<<<<
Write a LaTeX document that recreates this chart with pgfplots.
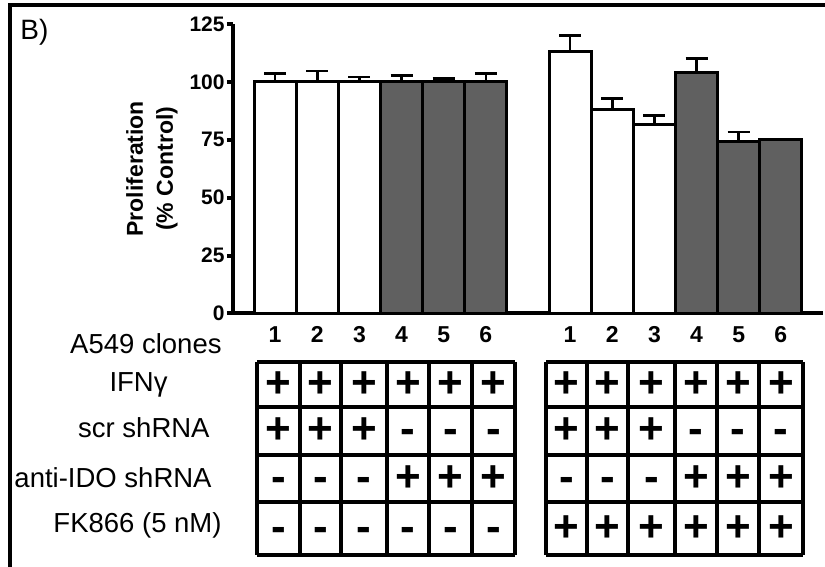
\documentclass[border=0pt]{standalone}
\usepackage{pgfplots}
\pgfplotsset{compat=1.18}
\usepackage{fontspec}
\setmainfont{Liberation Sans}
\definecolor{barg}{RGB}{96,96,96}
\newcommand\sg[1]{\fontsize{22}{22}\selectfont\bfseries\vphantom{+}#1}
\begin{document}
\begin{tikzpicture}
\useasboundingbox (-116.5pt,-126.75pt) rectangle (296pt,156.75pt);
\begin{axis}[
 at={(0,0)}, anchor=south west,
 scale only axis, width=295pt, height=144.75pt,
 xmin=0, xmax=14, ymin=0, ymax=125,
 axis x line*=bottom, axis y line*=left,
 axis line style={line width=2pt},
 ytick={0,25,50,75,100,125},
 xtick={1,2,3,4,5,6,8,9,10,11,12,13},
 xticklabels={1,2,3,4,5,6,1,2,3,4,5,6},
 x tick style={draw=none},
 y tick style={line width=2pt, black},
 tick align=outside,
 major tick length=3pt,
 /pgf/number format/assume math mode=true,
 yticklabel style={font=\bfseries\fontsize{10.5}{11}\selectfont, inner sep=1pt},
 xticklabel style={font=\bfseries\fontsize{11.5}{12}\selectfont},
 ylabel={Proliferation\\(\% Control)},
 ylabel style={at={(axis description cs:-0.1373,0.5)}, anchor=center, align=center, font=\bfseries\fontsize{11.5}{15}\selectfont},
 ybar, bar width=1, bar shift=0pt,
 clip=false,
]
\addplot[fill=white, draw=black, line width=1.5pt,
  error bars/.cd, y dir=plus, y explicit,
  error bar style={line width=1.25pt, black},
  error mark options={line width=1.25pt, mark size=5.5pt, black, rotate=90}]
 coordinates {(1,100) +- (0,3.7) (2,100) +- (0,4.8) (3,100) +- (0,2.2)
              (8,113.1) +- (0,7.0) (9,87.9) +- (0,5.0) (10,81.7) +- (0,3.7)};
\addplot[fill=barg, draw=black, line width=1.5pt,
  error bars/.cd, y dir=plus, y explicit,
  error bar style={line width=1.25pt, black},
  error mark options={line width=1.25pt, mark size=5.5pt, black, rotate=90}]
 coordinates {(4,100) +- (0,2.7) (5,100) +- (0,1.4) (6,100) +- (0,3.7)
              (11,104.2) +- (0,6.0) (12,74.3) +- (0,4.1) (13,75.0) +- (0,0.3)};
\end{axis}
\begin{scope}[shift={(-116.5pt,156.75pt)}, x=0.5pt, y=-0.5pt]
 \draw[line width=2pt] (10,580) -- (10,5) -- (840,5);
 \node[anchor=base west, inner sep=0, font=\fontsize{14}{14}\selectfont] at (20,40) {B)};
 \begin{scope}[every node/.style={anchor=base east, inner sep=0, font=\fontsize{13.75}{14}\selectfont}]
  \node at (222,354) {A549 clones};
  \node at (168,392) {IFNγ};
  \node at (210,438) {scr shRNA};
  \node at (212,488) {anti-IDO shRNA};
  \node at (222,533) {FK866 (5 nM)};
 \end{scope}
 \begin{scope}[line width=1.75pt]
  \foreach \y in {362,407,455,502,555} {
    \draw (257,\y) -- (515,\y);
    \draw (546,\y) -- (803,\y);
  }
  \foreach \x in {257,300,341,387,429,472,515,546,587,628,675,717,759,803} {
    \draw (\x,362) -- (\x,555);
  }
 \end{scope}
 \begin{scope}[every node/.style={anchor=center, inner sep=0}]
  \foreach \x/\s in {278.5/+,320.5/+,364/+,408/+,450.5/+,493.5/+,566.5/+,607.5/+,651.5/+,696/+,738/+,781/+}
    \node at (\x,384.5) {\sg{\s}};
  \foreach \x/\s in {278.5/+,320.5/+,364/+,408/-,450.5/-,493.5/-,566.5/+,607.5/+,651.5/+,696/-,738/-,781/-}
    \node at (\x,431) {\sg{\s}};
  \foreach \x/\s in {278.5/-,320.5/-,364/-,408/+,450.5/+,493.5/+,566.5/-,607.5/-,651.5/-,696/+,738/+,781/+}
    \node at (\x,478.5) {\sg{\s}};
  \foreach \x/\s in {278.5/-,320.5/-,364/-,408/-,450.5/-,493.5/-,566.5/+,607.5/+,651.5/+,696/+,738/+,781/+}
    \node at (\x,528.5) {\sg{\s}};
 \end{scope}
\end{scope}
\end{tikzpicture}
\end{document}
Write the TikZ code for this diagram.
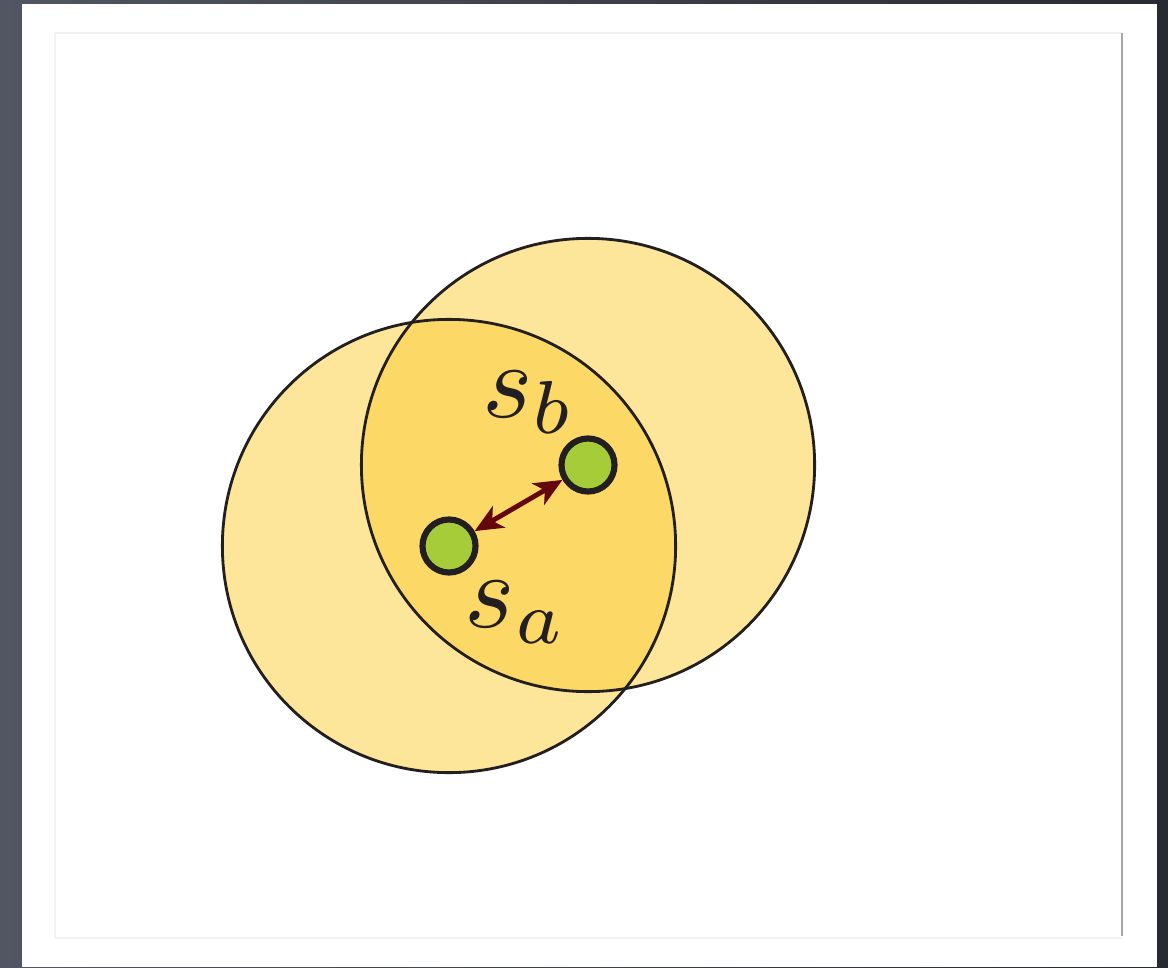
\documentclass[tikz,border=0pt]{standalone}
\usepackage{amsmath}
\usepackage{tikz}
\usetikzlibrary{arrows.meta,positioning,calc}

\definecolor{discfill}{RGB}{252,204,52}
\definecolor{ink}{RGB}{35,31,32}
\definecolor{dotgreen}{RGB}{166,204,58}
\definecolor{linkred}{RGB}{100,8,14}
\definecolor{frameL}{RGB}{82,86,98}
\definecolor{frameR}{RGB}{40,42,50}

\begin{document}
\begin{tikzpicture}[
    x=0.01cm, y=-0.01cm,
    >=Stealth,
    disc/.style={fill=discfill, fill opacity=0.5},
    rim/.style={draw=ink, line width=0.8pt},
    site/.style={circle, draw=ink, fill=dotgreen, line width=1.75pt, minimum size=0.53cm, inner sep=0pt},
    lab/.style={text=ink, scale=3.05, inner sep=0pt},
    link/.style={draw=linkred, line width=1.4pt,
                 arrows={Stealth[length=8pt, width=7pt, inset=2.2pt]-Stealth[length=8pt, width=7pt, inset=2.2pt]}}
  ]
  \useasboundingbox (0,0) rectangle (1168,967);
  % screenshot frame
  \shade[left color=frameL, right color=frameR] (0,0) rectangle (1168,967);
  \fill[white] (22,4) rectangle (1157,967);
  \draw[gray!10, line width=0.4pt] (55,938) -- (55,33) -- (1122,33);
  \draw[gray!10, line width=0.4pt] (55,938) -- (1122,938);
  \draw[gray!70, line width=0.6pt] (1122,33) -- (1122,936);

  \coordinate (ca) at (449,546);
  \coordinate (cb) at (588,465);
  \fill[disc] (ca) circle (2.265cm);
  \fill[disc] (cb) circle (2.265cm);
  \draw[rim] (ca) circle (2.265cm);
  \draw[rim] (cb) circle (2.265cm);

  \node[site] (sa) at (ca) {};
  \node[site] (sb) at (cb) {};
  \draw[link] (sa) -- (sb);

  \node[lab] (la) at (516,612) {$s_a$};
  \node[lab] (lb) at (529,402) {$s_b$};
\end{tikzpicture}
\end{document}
>>>>
Reproduce each line of the records exactly, and omit every picture.

Write a LaTeX document that recreates this chart with pgfplots.
\documentclass[border=0pt]{standalone}
\usepackage{pgfplots}
\pgfplotsset{compat=1.18}
\usepackage{fontspec}
\setmainfont{Liberation Sans}
\definecolor{barg}{RGB}{96,96,96}
\newcommand\sg[1]{\fontsize{22}{22}\selectfont\bfseries\vphantom{+}#1}
\begin{document}
\begin{tikzpicture}
\useasboundingbox (-116.5pt,-126.75pt) rectangle (296pt,156.75pt);
\begin{axis}[
 at={(0,0)}, anchor=south west,
 scale only axis, width=295pt, height=144.75pt,
 xmin=0, xmax=14, ymin=0, ymax=125,
 axis x line*=bottom, axis y line*=left,
 axis line style={line width=2pt},
 ytick={0,25,50,75,100,125},
 xtick={1,2,3,4,5,6,8,9,10,11,12,13},
 xticklabels={1,2,3,4,5,6,1,2,3,4,5,6},
 x tick style={draw=none},
 y tick style={line width=2pt, black},
 tick align=outside,
 major tick length=3pt,
 /pgf/number format/assume math mode=true,
 yticklabel style={font=\bfseries\fontsize{10.5}{11}\selectfont, inner sep=1pt},
 xticklabel style={font=\bfseries\fontsize{11.5}{12}\selectfont},
 ylabel={Proliferation\\(\% Control)},
 ylabel style={at={(axis description cs:-0.1373,0.5)}, anchor=center, align=center, font=\bfseries\fontsize{11.5}{15}\selectfont},
 ybar, bar width=1, bar shift=0pt,
 clip=false,
]
\addplot[fill=white, draw=black, line width=1.5pt,
  error bars/.cd, y dir=plus, y explicit,
  error bar style={line width=1.25pt, black},
  error mark options={line width=1.25pt, mark size=5.5pt, black, rotate=90}]
 coordinates {(1,100) +- (0,3.7) (2,100) +- (0,4.8) (3,100) +- (0,2.2)
              (8,113.1) +- (0,7.0) (9,87.9) +- (0,5.0) (10,81.7) +- (0,3.7)};
\addplot[fill=barg, draw=black, line width=1.5pt,
  error bars/.cd, y dir=plus, y explicit,
  error bar style={line width=1.25pt, black},
  error mark options={line width=1.25pt, mark size=5.5pt, black, rotate=90}]
 coordinates {(4,100) +- (0,2.7) (5,100) +- (0,1.4) (6,100) +- (0,3.7)
              (11,104.2) +- (0,6.0) (12,74.3) +- (0,4.1) (13,75.0) +- (0,0.3)};
\end{axis}
\begin{scope}[shift={(-116.5pt,156.75pt)}, x=0.5pt, y=-0.5pt]
 \draw[line width=2pt] (10,580) -- (10,5) -- (840,5);
 \node[anchor=base west, inner sep=0, font=\fontsize{14}{14}\selectfont] at (20,40) {B)};
 \begin{scope}[every node/.style={anchor=base east, inner sep=0, font=\fontsize{13.75}{14}\selectfont}]
  \node at (222,354) {A549 clones};
  \node at (168,392) {IFNγ};
  \node at (210,438) {scr shRNA};
  \node at (212,488) {anti-IDO shRNA};
  \node at (222,533) {FK866 (5 nM)};
 \end{scope}
 \begin{scope}[line width=1.75pt]
  \foreach \y in {362,407,455,502,555} {
    \draw (257,\y) -- (515,\y);
    \draw (546,\y) -- (803,\y);
  }
  \foreach \x in {257,300,341,387,429,472,515,546,587,628,675,717,759,803} {
    \draw (\x,362) -- (\x,555);
  }
 \end{scope}
 \begin{scope}[every node/.style={anchor=center, inner sep=0}]
  \foreach \x/\s in {278.5/+,320.5/+,364/+,408/+,450.5/+,493.5/+,566.5/+,607.5/+,651.5/+,696/+,738/+,781/+}
    \node at (\x,384.5) {\sg{\s}};
  \foreach \x/\s in {278.5/+,320.5/+,364/+,408/-,450.5/-,493.5/-,566.5/+,607.5/+,651.5/+,696/-,738/-,781/-}
    \node at (\x,431) {\sg{\s}};
  \foreach \x/\s in {278.5/-,320.5/-,364/-,408/+,450.5/+,493.5/+,566.5/-,607.5/-,651.5/-,696/+,738/+,781/+}
    \node at (\x,478.5) {\sg{\s}};
  \foreach \x/\s in {278.5/-,320.5/-,364/-,408/-,450.5/-,493.5/-,566.5/+,607.5/+,651.5/+,696/+,738/+,781/+}
    \node at (\x,528.5) {\sg{\s}};
 \end{scope}
\end{scope}
\end{tikzpicture}
\end{document}
Write the TikZ code for this diagram.
\documentclass[tikz,border=0pt]{standalone}
\usepackage{amsmath}
\usepackage{tikz}
\usetikzlibrary{arrows.meta,positioning,calc}

\definecolor{discfill}{RGB}{252,204,52}
\definecolor{ink}{RGB}{35,31,32}
\definecolor{dotgreen}{RGB}{166,204,58}
\definecolor{linkred}{RGB}{100,8,14}
\definecolor{frameL}{RGB}{82,86,98}
\definecolor{frameR}{RGB}{40,42,50}

\begin{document}
\begin{tikzpicture}[
    x=0.01cm, y=-0.01cm,
    >=Stealth,
    disc/.style={fill=discfill, fill opacity=0.5},
    rim/.style={draw=ink, line width=0.8pt},
    site/.style={circle, draw=ink, fill=dotgreen, line width=1.75pt, minimum size=0.53cm, inner sep=0pt},
    lab/.style={text=ink, scale=3.05, inner sep=0pt},
    link/.style={draw=linkred, line width=1.4pt,
                 arrows={Stealth[length=8pt, width=7pt, inset=2.2pt]-Stealth[length=8pt, width=7pt, inset=2.2pt]}}
  ]
  \useasboundingbox (0,0) rectangle (1168,967);
  % screenshot frame
  \shade[left color=frameL, right color=frameR] (0,0) rectangle (1168,967);
  \fill[white] (22,4) rectangle (1157,967);
  \draw[gray!10, line width=0.4pt] (55,938) -- (55,33) -- (1122,33);
  \draw[gray!10, line width=0.4pt] (55,938) -- (1122,938);
  \draw[gray!70, line width=0.6pt] (1122,33) -- (1122,936);

  \coordinate (ca) at (449,546);
  \coordinate (cb) at (588,465);
  \fill[disc] (ca) circle (2.265cm);
  \fill[disc] (cb) circle (2.265cm);
  \draw[rim] (ca) circle (2.265cm);
  \draw[rim] (cb) circle (2.265cm);

  \node[site] (sa) at (ca) {};
  \node[site] (sb) at (cb) {};
  \draw[link] (sa) -- (sb);

  \node[lab] (la) at (516,612) {$s_a$};
  \node[lab] (lb) at (529,402) {$s_b$};
\end{tikzpicture}
\end{document}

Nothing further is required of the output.